The tracking device process computes an actual overlap percentage, which is the number of nearby object routes that include a route segment that overlaps the expected route relative to the total number of nearby object routes (e.g., 5/6=83%), and a determination is made as to whether the actual overlap percentage meets a required overlap percentage (decision 630). For example, the required overlap percentage may be set at 80% or may be dynamic in nature based upon the amount of nearby object routes received. If the actual overlap percentage fails to meet the required overlap percentage, decision 630 branches to the “No” branch, whereupon the tracking device process indicates that the tracking device's corresponding object has deviated from the object's expected route (step 632). In one embodiment, the tracking device process sends an audible signal to speaker 140. In another embodiment, the tracking device process sends a visual signal to display 140. In yet another embodiment, the tracking device process sends a wireless message via wireless transceiver 120 to a listening device. In yet another embodiment, the tracking device process generates multiple notifications discussed above.
On the other hand, if the tracking device process determines that the actual overlap percentage meets the required overlap percentage, decision 630 branches to the “Yes” branch, whereupon the tracking device process updates (increments) the route progression indicator at step 635 to point to the next route segment and loops back to step 605 to receive more data.
Referring back to decision 610, when the tracking device receives facility data, such as from a sorting facility's data transceiver, decision 610 branches to the “Facility Data” branch, whereupon the tracking device process compares the facility data against expected route waypoints relative to the route progression indicator (step 650). Referring to
The tracking device process determines whether the received facility data matches one of the expected route waypoints according to the route progression indicator (decision 655). If a match fails to occur, decision 655 branches to the “No” branch, whereupon the tracking device process generates a notification at step 657 (e.g., audible alert, visual alert, wireless message, etc.) and processing ends at 659.
On the other hand, if the facility data matches one of the expected route waypoints according to the route progression indicator, indicating that the object is currently at a sorting facility, decision 655 branches to the “Yes” branch, whereupon the tracking device process determines whether the object has arrived at the object's sorting facility destination (decision 660). If the tracking device process determines that the object has arrived at the object's sorting facility destination, decision 640 branches to the “Yes” branch, whereupon the tracking device process ends at 662.
On the other hand, if the tracking device process determines that the object has not arrived at the object's sorting facility destination, decision 860 branches to the “No” branch, whereupon the tracking device process starts a timer to monitor the amount of time that the tracking device remains at the sorting facility (step 665).
In one embodiment, the sorting facility transmits facility data at recurring intervals (e.g., every few minutes).

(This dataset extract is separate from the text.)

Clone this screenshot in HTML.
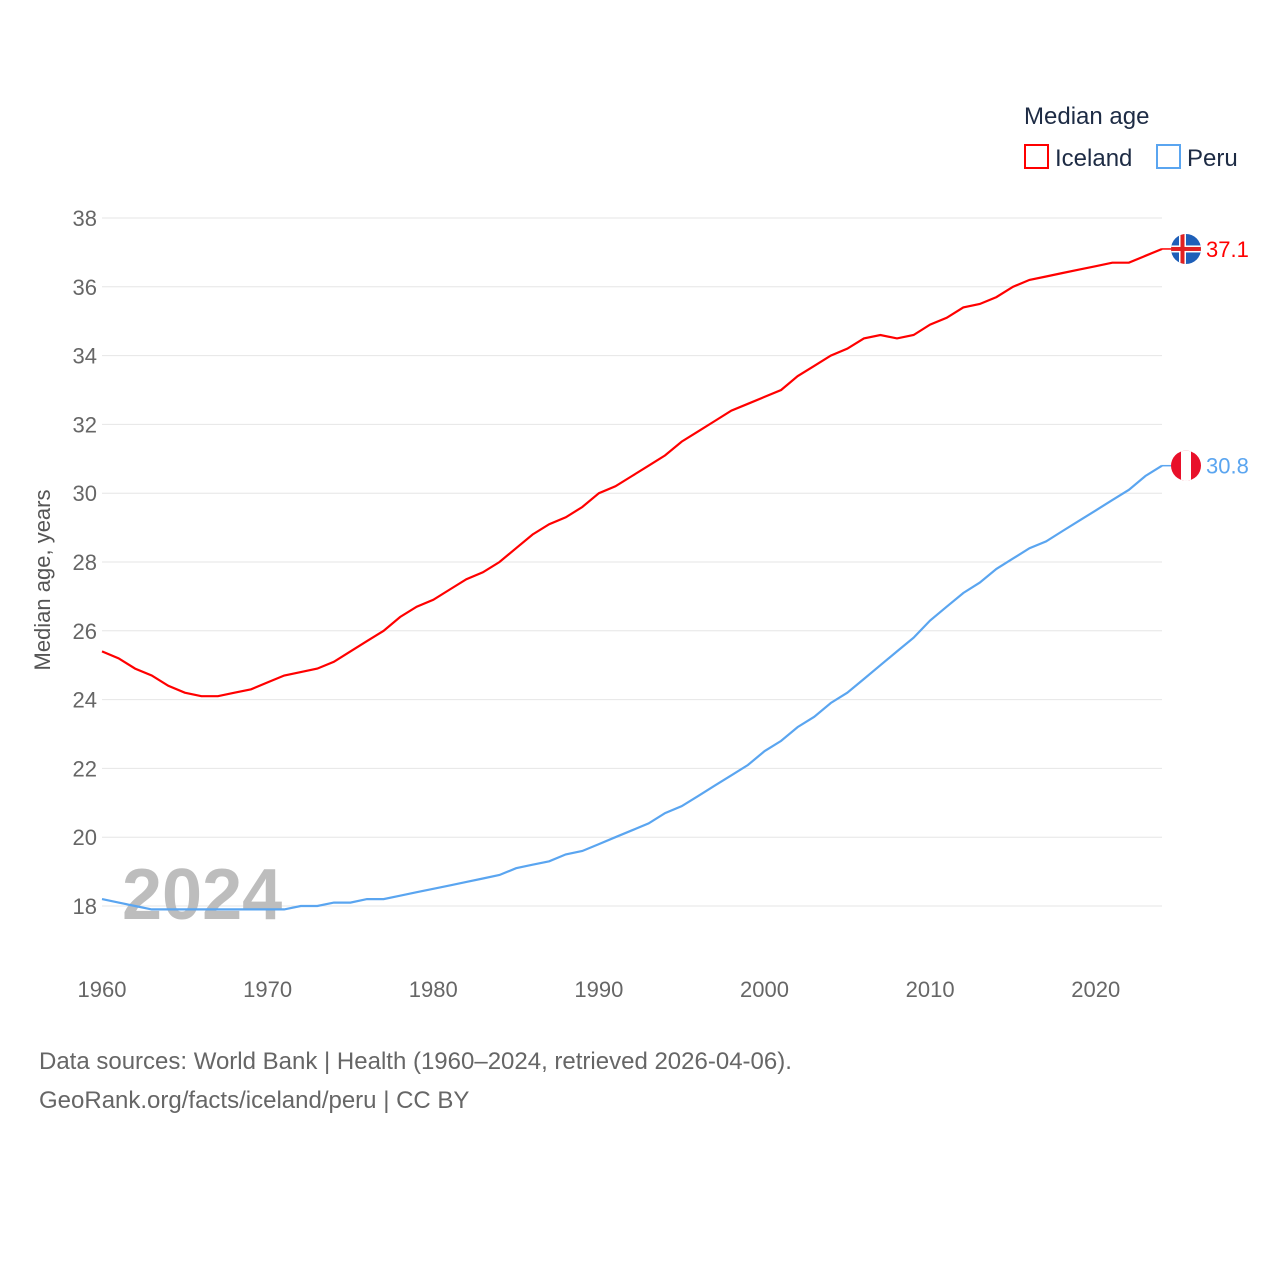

Step 670 assumes such embodiment, and the tracking device process waits for an allotted time to check whether it receives additional facility data. A determination is made as to whether the tracking device process receives the facility data (decision 675). If the tracking device does not receive the facility data within the allotted amount of time, thus indicating that the tracking device's object has left the sorting facility, decision 675 branches to the “No” branch, whereupon the tracking device process clears the object data (step 676) and waits to receive more data corresponding to the next expected route segment.
On the other hand, if the tracking device process receives the facility data within the allotted time, decision 675 branches to the “Yes” branch, whereupon the tracking device process checks the timer to determine the amount of time that the tracking device's object has been at the facility (step 678). A determination is made as to whether the amount of time that the tracking device's object has been at the facility exceeds a threshold, such as six hours (decision 680). If the object has not been at the facility for an amount of time that exceeds the threshold, decision 680 branches to the “No” branch, whereupon the tracking device process loops back to wait for more facility data.

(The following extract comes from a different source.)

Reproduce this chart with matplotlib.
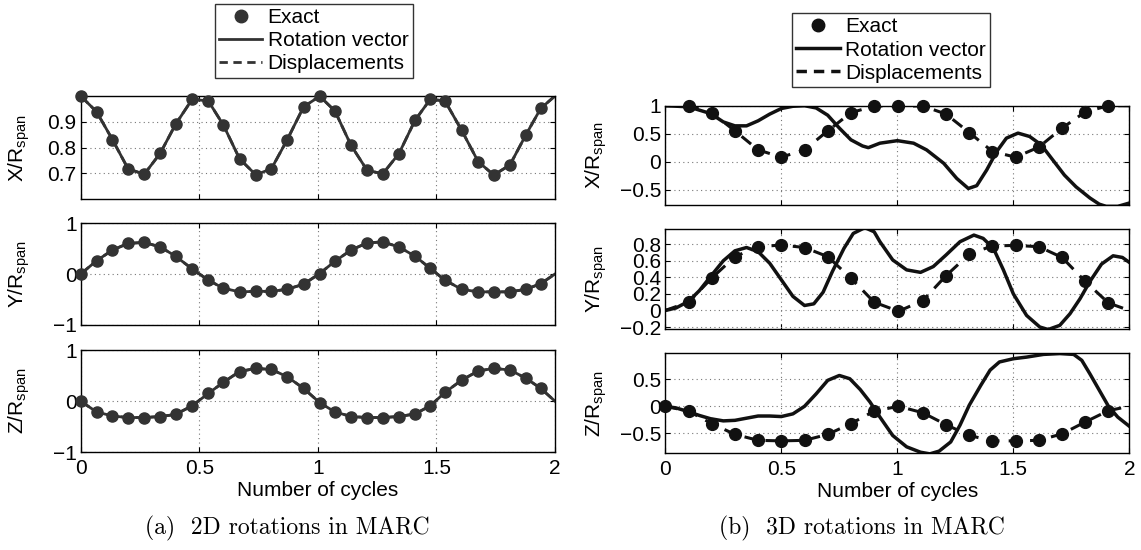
import matplotlib
matplotlib.use('Agg')
import matplotlib.pyplot as plt
from matplotlib.lines import Line2D

plt.rcParams['font.family'] = ['Liberation Sans', 'DejaVu Sans']
plt.rcParams['font.size'] = 15
plt.rcParams['mathtext.fontset'] = 'custom'
plt.rcParams['mathtext.rm'] = 'Liberation Sans'
plt.rcParams['mathtext.it'] = 'Liberation Sans:italic'

# ---------- (a) 2D rotations: sampled exact solution ----------
t2d = [0.0, 0.067, 0.134, 0.2, 0.268, 0.336, 0.4, 0.47, 0.538, 0.602,
       0.67, 0.738, 0.804, 0.87, 0.94, 1.008, 1.072, 1.14, 1.208, 1.274,
       1.342, 1.41, 1.474, 1.536, 1.606, 1.676, 1.742, 1.81, 1.877, 1.94]
x2d = [1.0, 0.939, 0.831, 0.718, 0.697, 0.779, 0.89, 0.987, 0.981, 0.887,
       0.757, 0.695, 0.718, 0.829, 0.958, 0.999, 0.942, 0.809, 0.712, 0.699,
       0.777, 0.906, 0.987, 0.981, 0.868, 0.746, 0.694, 0.733, 0.849, 0.952]
y2d = [0.0, 0.26, 0.47, 0.60, 0.62, 0.53, 0.35, 0.10, -0.12, -0.28,
       -0.35, -0.34, -0.34, -0.30, -0.20, 0.01, 0.25, 0.47, 0.61, 0.63,
       0.53, 0.35, 0.11, -0.12, -0.30, -0.35, -0.35, -0.35, -0.30, -0.19]
z2d = [0.0, -0.21, -0.29, -0.32, -0.32, -0.30, -0.26, -0.09, 0.15, 0.37,
       0.58, 0.64, 0.62, 0.48, 0.25, -0.03, -0.21, -0.30, -0.32, -0.32,
       -0.30, -0.25, -0.09, 0.17, 0.41, 0.59, 0.64, 0.61, 0.45, 0.25]
t2d_end = 2.0
x2d_end, y2d_end, z2d_end = 1.0, 0.0, 0.0

# ---------- (b) 3D rotations ----------
t3d = [0.0, 0.1, 0.2, 0.3, 0.4, 0.5, 0.6, 0.7, 0.8, 0.9,
       1.005, 1.11, 1.21, 1.31, 1.41, 1.51, 1.61, 1.71, 1.81, 1.91]
x3d = [1.0, 1.0, 0.875, 0.55, 0.21, 0.08, 0.21, 0.55, 0.875, 0.995,
       0.995, 0.995, 0.85, 0.52, 0.18, 0.08, 0.26, 0.60, 0.89, 1.0]
y3d = [0.0, 0.10, 0.39, 0.65, 0.77, 0.79, 0.76, 0.65, 0.39, 0.10,
       -0.01, 0.12, 0.42, 0.68, 0.78, 0.785, 0.77, 0.64, 0.35, 0.09]
z3d = [0.0, -0.09, -0.32, -0.52, -0.63, -0.64, -0.63, -0.52, -0.32, -0.09,
       0.0, -0.12, -0.34, -0.54, -0.64, -0.64, -0.63, -0.51, -0.29, -0.08]
t3d_end = 2.0
x3d_end, y3d_end, z3d_end = 1.0, 0.0, 0.0

# rotation vector solution (b)
trv_x = [0.0, 0.03, 0.1, 0.195, 0.25, 0.3, 0.35, 0.4, 0.45, 0.5, 0.55, 0.6,
         0.65, 0.7, 0.75, 0.8, 0.85, 0.875, 0.925, 1.0, 1.07, 1.126, 1.2,
         1.256, 1.306, 1.342, 1.385, 1.428, 1.47, 1.52, 1.57, 1.62, 1.67,
         1.72, 1.77, 1.83, 1.87, 1.9, 1.95, 2.0]
rv_x = [1.0, 0.995, 0.98, 0.86, 0.71, 0.64, 0.64, 0.73, 0.85, 0.95, 0.99, 1.0,
        0.96, 0.83, 0.60, 0.39, 0.28, 0.25, 0.33, 0.375, 0.33, 0.21, -0.03,
        -0.30, -0.48, -0.43, -0.15, 0.18, 0.42, 0.51, 0.45, 0.30, 0.03,
        -0.24, -0.45, -0.65, -0.76, -0.80, -0.80, -0.74]
trv_y = [0.0, 0.046, 0.1, 0.147, 0.195, 0.25, 0.3, 0.35, 0.4, 0.45, 0.5,
         0.55, 0.6, 0.64, 0.68, 0.72, 0.77, 0.81, 0.86, 0.9, 0.925, 0.98,
         1.04, 1.1, 1.155, 1.21, 1.27, 1.33, 1.37, 1.414, 1.457, 1.5, 1.557,
         1.614, 1.65, 1.7, 1.744, 1.787, 1.83, 1.88, 1.93, 1.97, 2.0]
rv_y = [0.0, 0.03, 0.11, 0.24, 0.41, 0.60, 0.72, 0.76, 0.71, 0.57, 0.37,
        0.17, 0.06, 0.08, 0.22, 0.47, 0.75, 0.93, 1.0, 0.95, 0.83, 0.61,
        0.49, 0.46, 0.53, 0.67, 0.83, 0.91, 0.87, 0.75, 0.49, 0.20, -0.06,
        -0.20, -0.23, -0.18, -0.04, 0.14, 0.35, 0.56, 0.66, 0.64, 0.58]
trv_z = [0.0, 0.046, 0.1, 0.147, 0.195, 0.25, 0.3, 0.35, 0.4, 0.45, 0.5,
         0.55, 0.6, 0.65, 0.7, 0.75, 0.795, 0.84, 0.882, 0.925, 0.98, 1.04,
         1.1, 1.14, 1.18, 1.23, 1.27, 1.31, 1.36, 1.4, 1.44, 1.5, 1.557,
         1.63, 1.7, 1.76, 1.795, 1.83, 1.87, 1.91, 1.95, 2.0]
rv_z = [0.0, -0.03, -0.10, -0.17, -0.23, -0.27, -0.26, -0.22, -0.18, -0.18,
        -0.19, -0.14, 0.0, 0.23, 0.48, 0.57, 0.51, 0.31, 0.08, -0.20, -0.54,
        -0.75, -0.85, -0.88, -0.83, -0.66, -0.35, 0.02, 0.39, 0.67, 0.82,
        0.88, 0.91, 0.96, 0.975, 0.96, 0.85, 0.60, 0.30, 0.0, -0.2, -0.37]

ylabels = ['X/R$_\\mathrm{span}$', 'Y/R$_\\mathrm{span}$', 'Z/R$_\\mathrm{span}$']
labels = ['Exact', 'Rotation vector', 'Displacements']

c2d = '#333333'
c3d = '#111111'

fig = plt.figure(figsize=(11.41, 5.5), dpi=100)

left_pos = [[0.0707, 0.6376, 0.4157, 0.1879],
            [0.0707, 0.4091, 0.4157, 0.1854],
            [0.0707, 0.1776, 0.4157, 0.1860]]
right_pos = [[0.5831, 0.6273, 0.4067, 0.1805],
             [0.5831, 0.4024, 0.4067, 0.1807],
             [0.5831, 0.1758, 0.4067, 0.1818]]


def style(ax, last, labx):
    ax.set_xlim(0, 2)
    ax.set_xticks([0, 0.5, 1, 1.5, 2])
    ax.grid(True, linestyle=(0, (1, 3)), color='#777777', linewidth=0.8)
    ax.tick_params(direction='in', top=True, right=True, length=3.5,
                   width=0.8, pad=3)
    ax.tick_params(axis='x', pad=5)
    for s in ax.spines.values():
        s.set_linewidth(1.0)
    if last:
        ax.set_xticklabels(['0', '0.5', '1', '1.5', '2'])
        ax.set_xlabel('Number of cycles', labelpad=2)
    else:
        ax.set_xticklabels([])
    ax.yaxis.set_label_coords(labx, 0.5)


# left panels
data2d = [(x2d, x2d_end), (y2d, y2d_end), (z2d, z2d_end)]
ylims2d = [(0.6, 1.0), (-1, 1), (-1, 1)]
yticks2d = [[0.7, 0.8, 0.9], [-1, 0, 1], [-1, 0, 1]]
for i in range(3):
    ax = fig.add_axes(left_pos[i])
    vals, end = data2d[i]
    tl = t2d + [t2d_end]
    vl = vals + [end]
    ax.plot(tl, vl, '--', color=c2d, lw=2.0)
    ax.plot(tl, vl, '-', color=c2d, lw=2.0)
    ax.plot(t2d, vals, 'o', color=c2d, ms=8, clip_on=False, zorder=5)
    ax.set_ylim(*ylims2d[i])
    ax.set_yticks(yticks2d[i])
    ax.set_yticklabels([f'{v:g}'.replace('-', '\u2212') for v in yticks2d[i]])
    ax.set_ylabel(ylabels[i])
    style(ax, i == 2, -0.103)

# right panels
rv = [(trv_x, rv_x), (trv_y, rv_y), (trv_z, rv_z)]
exact3d = [x3d, y3d, z3d]
ends3d = [x3d_end, y3d_end, z3d_end]
ylims3d = [(-0.775, 1.0), (-0.22, 0.98), (-0.87, 0.98)]
yticks3d = [[-0.5, 0, 0.5, 1], [-0.2, 0, 0.2, 0.4, 0.6, 0.8], [-0.5, 0, 0.5]]
for i in range(3):
    ax = fig.add_axes(right_pos[i])
    vals = exact3d[i]
    ax.plot(t3d + [t3d_end], vals + [ends3d[i]], '--', color=c3d, lw=2.2,
            dashes=(4, 3))
    ax.plot(rv[i][0], rv[i][1], '-', color=c3d, lw=2.5)
    # x and y histories start the exact markers at the first step
    start = 0 if i == 2 else 1
    ax.plot(t3d[start:], vals[start:], 'o', color=c3d, ms=8.5, clip_on=False,
            zorder=5)
    ax.set_ylim(*ylims3d[i])
    ax.set_yticks(yticks3d[i])
    ax.set_yticklabels([f'{v:g}'.replace('-', '\u2212') for v in yticks3d[i]])
    ax.set_ylabel(ylabels[i])
    style(ax, i == 2, -0.121)


def legend_handles(c, lw):
    return [Line2D([], [], marker='o', ls='none', color=c, ms=9),
            Line2D([], [], ls='-', color=c, lw=lw),
            Line2D([], [], ls='--', color=c, lw=lw, dashes=(3, 2))]


leg_kw = dict(loc='upper left', frameon=True, fancybox=False, handlelength=2.1,
              handletextpad=0.25, labelspacing=0.2, borderpad=0.2,
              borderaxespad=0, fontsize=15)
l1 = fig.legend(legend_handles(c2d, 2.0), labels,
                bbox_to_anchor=(0.188, 0.993), **leg_kw)
l1.get_frame().set_edgecolor('black')
l1.get_frame().set_linewidth(1.0)
l2 = fig.legend(legend_handles(c3d, 2.5), labels,
                bbox_to_anchor=(0.694, 0.976), **leg_kw)
l2.get_frame().set_edgecolor('black')
l2.get_frame().set_linewidth(1.0)

fig.text(0.2515, 0.04, '(a)  2D rotations in MARC', family='cmr10',
         fontsize=17, ha='center', va='center')
fig.text(0.7555, 0.04, '(b)  3D rotations in MARC', family='cmr10',
         fontsize=17, ha='center', va='center')

fig.savefig('out.png', dpi=100)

On the other hand, of the object has been at the facility for an amount of time that exceeds the threshold, decision 680 branches to the “Yes” branch, whereupon the tracking device process generates a notification at step 685 and processing ends at 690.
The flowchart and block diagrams in the Figures illustrate the architecture, functionality, and operation of possible implementations of systems, methods and computer program products according to various embodiments of the present invention. In this regard, each block in the flowchart or block diagrams may represent a module, segment, or portion of code, which comprises one or more executable instructions for implementing the specified logical function(s). It should also be noted that, in some alternative implementations, the functions noted in the block may occur out of the order noted in the figures. For example, two blocks shown in succession may, in fact, be executed substantially concurrently, or the blocks may sometimes be executed in the reverse order, depending upon the functionality involved. It will also be noted that each block of the block diagrams and/or flowchart illustration, and combinations of blocks in the block diagrams and/or flowchart illustration, can be implemented by special purpose hardware-based systems that perform the specified functions or acts, or combinations of special purpose hardware and computer instructions.

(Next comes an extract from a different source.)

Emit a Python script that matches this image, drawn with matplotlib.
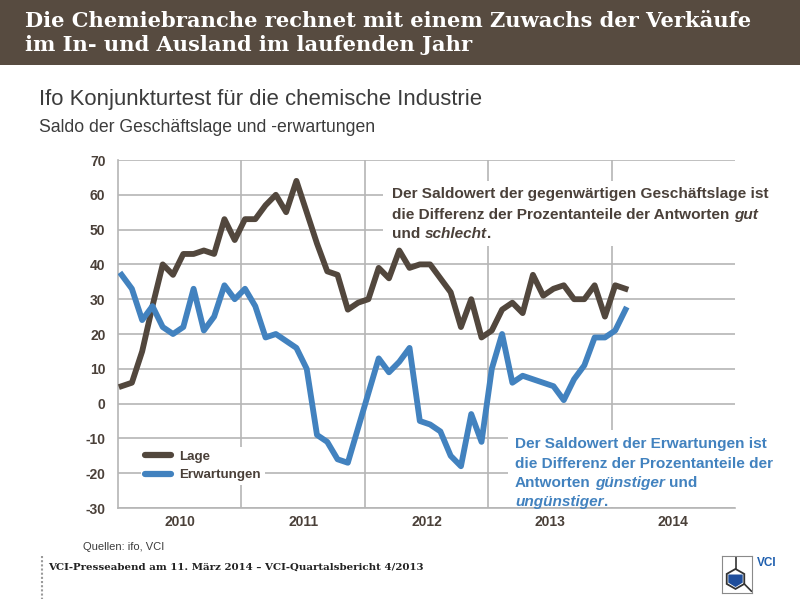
import matplotlib
matplotlib.use("Agg")
import matplotlib.pyplot as plt
from matplotlib.patches import Rectangle, Polygon
from matplotlib.lines import Line2D
import numpy as np

# ifo Konjunkturtest chemische Industrie, monthly Jan 2010 - Feb 2014
lage = [5, 6, 15, 28, 40, 37, 43, 43, 44, 43, 53, 47,
        53, 53, 57, 60, 55, 64, 55, 46, 38, 37, 27, 29,
        30, 39, 36, 44, 39, 40, 40, 36, 32, 22, 30, 19,
        21, 27, 29, 26, 37, 31, 33, 34, 30, 30, 34, 25,
        34, 33]
erwartungen = [37, 33, 24, 28, 22, 20, 22, 33, 21, 25, 34, 30,
               33, 28, 19, 20, 18, 16, 10, -9, -11, -16, -17, -7,
               3, 13, 9, 12, 16, -5, -6, -8, -15, -18, -3, -11,
               10, 20, 6, 8, 7, 6, 5, 1, 7, 11, 19, 19,
               21, 27]
years = ["2010", "2011", "2012", "2013", "2014"]
y_ticks = [-30, -20, -10, 0, 10, 20, 30, 40, 50, 60, 70]

BROWN = "#52473d"
BLUE = "#4282bf"
HEADER = "#574b40"
GRID = "#b5b5b5"
TXT = "#4a4039"

plt.rcParams["font.family"] = ["Liberation Sans", "DejaVu Sans"]

W, H = 800, 599


def fx(px):
    return px / W


def fy(py):
    return 1 - py / H


fig = plt.figure(figsize=(8, 5.99), dpi=100)
renderer = fig.canvas.get_renderer()

# header band
fig.patches.append(Rectangle((0, fy(65)), 1, 1 - fy(65), transform=fig.transFigure,
                             facecolor=HEADER, edgecolor="none", zorder=0))
fig.text(fx(25), fy(21), "Die Chemiebranche rechnet mit einem Zuwachs der Verkäufe",
         family="DejaVu Serif", weight="bold", size=15.1, color="white", va="center")
fig.text(fx(25), fy(45), "im In- und Ausland im laufenden Jahr",
         family="DejaVu Serif", weight="bold", size=15.1, color="white", va="center")

fig.text(fx(39), fy(100), "Ifo Konjunkturtest für die chemische Industrie",
         size=15.9, color="#3c3c3c", va="center")
fig.text(fx(39), fy(128), "Saldo der Geschäftslage und -erwartungen",
         size=12.7, color="#3c3c3c", va="center")

# chart
ax = fig.add_axes([fx(118), fy(508), fx(735) - fx(118), fy(160) - fy(508)])
x = np.arange(len(lage)) + 0.35
ax.plot(x, lage, color=BROWN, lw=4.2, zorder=3, label="Lage")
ax.plot(x, erwartungen, color=BLUE, lw=4.2, zorder=3, label="Erwartungen")

ax.set_xlim(0, 60)
ax.set_ylim(-30, 70)
ax.set_xticks([12, 24, 36, 48])
ax.set_xticklabels([])
ax.set_xticks([6 + 12 * i for i in range(len(years))], minor=True)
ax.set_xticklabels(years, minor=True)
ax.set_yticks(y_ticks)
ax.set_yticklabels([str(v) for v in y_ticks])
ax.tick_params(axis="both", which="both", length=0)
ax.tick_params(axis="y", pad=9, labelsize=10, labelcolor=TXT)
ax.tick_params(axis="x", which="minor", pad=5, labelsize=10, labelcolor=TXT)
for lbl in ax.get_yticklabels() + ax.get_xticklabels(minor=True):
    lbl.set_fontweight("bold")
ax.grid(True, which="major", color=GRID, lw=1.2)
ax.set_axisbelow(True)
for side in ["top", "right"]:
    ax.spines[side].set_visible(False)
for side in ["left", "bottom"]:
    ax.spines[side].set_color(GRID)
    ax.spines[side].set_linewidth(1.2)

# white boxes behind the notes
for (x0, y0, x1, y1) in [(383, 181, 735, 246), (508, 430, 735, 507)]:
    fig.patches.append(Rectangle((fx(x0), fy(y1)), fx(x1) - fx(x0), fy(y0) - fy(y1),
                                 transform=fig.transFigure, facecolor="white",
                                 edgecolor="none", zorder=2))

leg = ax.legend(loc="upper left", bbox_to_anchor=(fx(134), fy(440)),
                bbox_transform=fig.transFigure, frameon=True, fancybox=False,
                handlelength=2.0, handletextpad=0.6, labelspacing=0.45,
                borderpad=0.3, prop={"size": 9.6, "weight": "bold"})
leg.get_frame().set_facecolor("white")
leg.get_frame().set_edgecolor("none")
leg.get_frame().set_alpha(1)
for t in leg.get_texts():
    t.set_color(TXT)
for h in leg.get_lines():
    h.set_linewidth(4.5)
    h.set_solid_capstyle("round")


def rich_line(px, py, parts, color, size=11.1):
    """Place bold / bold-italic pieces one after another on a baseline."""
    probe1 = fig.text(0, 0, "x x", size=size, weight="bold")
    probe2 = fig.text(0, 0, "xx", size=size, weight="bold")
    space = (probe1.get_window_extent(renderer).width
             - probe2.get_window_extent(renderer).width)
    probe1.remove()
    probe2.remove()
    xpix = px
    for s, italic in parts:
        lead = len(s) - len(s.lstrip(" "))
        xpix += lead * space
        t = fig.text(fx(xpix), fy(py), s.strip(" "), size=size, weight="bold",
                     style="italic" if italic else "normal", color=color,
                     va="baseline", zorder=4)
        xpix += t.get_window_extent(renderer).width
        xpix += (len(s) - len(s.rstrip(" "))) * space


rich_line(392, 198, [("Der Saldowert der gegenwärtigen Geschäftslage ist", False)], TXT)
rich_line(392, 219, [("die Differenz der Prozentanteile der Antworten", False),
                     (" gut", True)], TXT)
rich_line(392, 238, [("und", False), (" schlecht", True), (".", False)], TXT)

rich_line(515, 448, [("Der Saldowert der Erwartungen ist", False)], BLUE)
rich_line(515, 468, [("die Differenz der Prozentanteile der", False)], BLUE)
rich_line(515, 487, [("Antworten", False), (" günstiger", True), (" und", False)], BLUE)
rich_line(515, 506, [("ungünstiger", True), (".", False)], BLUE)

# footer
fig.text(fx(83), fy(547), "Quellen: ifo, VCI", size=8, color="#3c3c3c", va="center")
fig.text(fx(48), fy(567), "VCI-Presseabend am 11. März 2014 – VCI-Quartalsbericht 4/2013",
         family="DejaVu Serif", weight="bold", size=7.4, color="#222222", va="center")
fig.lines.append(Line2D([fx(42), fx(42)], [fy(556), fy(599)], transform=fig.transFigure,
                        color="#9a9a9a", lw=1.5, linestyle=(0, (1, 1))))

# VCI logo
logo = fig.add_axes([fx(722), fy(593), fx(752) - fx(722), fy(556) - fy(593)])
logo.set_xlim(0, 1)
logo.set_ylim(0, 1)
logo.set_xticks([])
logo.set_yticks([])
for s in logo.spines.values():
    s.set_color("#8a8a8a")
    s.set_linewidth(0.8)
ang = np.deg2rad(np.arange(90, 450, 60))
cx, cy, r = 0.45, 0.38, 0.27
hx = cx + r * np.cos(ang) * 1.25
hy = cy + r * np.sin(ang)
logo.add_patch(Polygon(np.column_stack([hx, hy]), closed=True, facecolor="white",
                       edgecolor="#333333", lw=1.3))
inner = Polygon([[cx - 0.24, cy + 0.12], [cx + 0.24, cy + 0.12], [cx + 0.24, cy - 0.1],
                 [cx, cy - 0.22], [cx - 0.24, cy - 0.1]], closed=True,
                facecolor="#1f4e9c", edgecolor="none")
logo.add_patch(inner)
logo.plot([cx, cx], [cy + r, 0.98], color="#333333", lw=1.2)
logo.plot([hx[4], 0.98], [hy[4], 0.05], color="#333333", lw=1.2)
fig.text(fx(757), fy(563), "VCI", size=8.5, weight="bold", color="#1f5fae", va="center")

fig.savefig("out.png", dpi=100)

While particular embodiments of the present invention have been shown and described, it will be obvious to those skilled in the art that, based upon the teachings herein, that changes and modifications may be made without departing from this invention and its broader aspects. Therefore, the appended claims are to encompass within their scope all such changes and modifications as are within the true spirit and scope of this invention. Furthermore, it is to be understood that the invention is solely defined by the appended claims. It will be understood by those with skill in the art that if a specific number of an introduced claim element is intended, such intent will be explicitly recited in the claim, and in the absence of such recitation no such limitation is present. For non-limiting example, as an aid to understanding, the following appended claims contain usage of the introductory phrases “at least one” and “one or more” to introduce claim elements. However, the use of such phrases should not be construed to imply that the introduction of a claim element by the indefinite articles “a” or “an” limits any particular claim containing such introduced claim element to inventions containing only one such element, even when the same claim includes the introductory phrases “one or more” or “at least one” and indefinite articles such as “a” or “an”; the same holds true for the use in the claims of definite articles.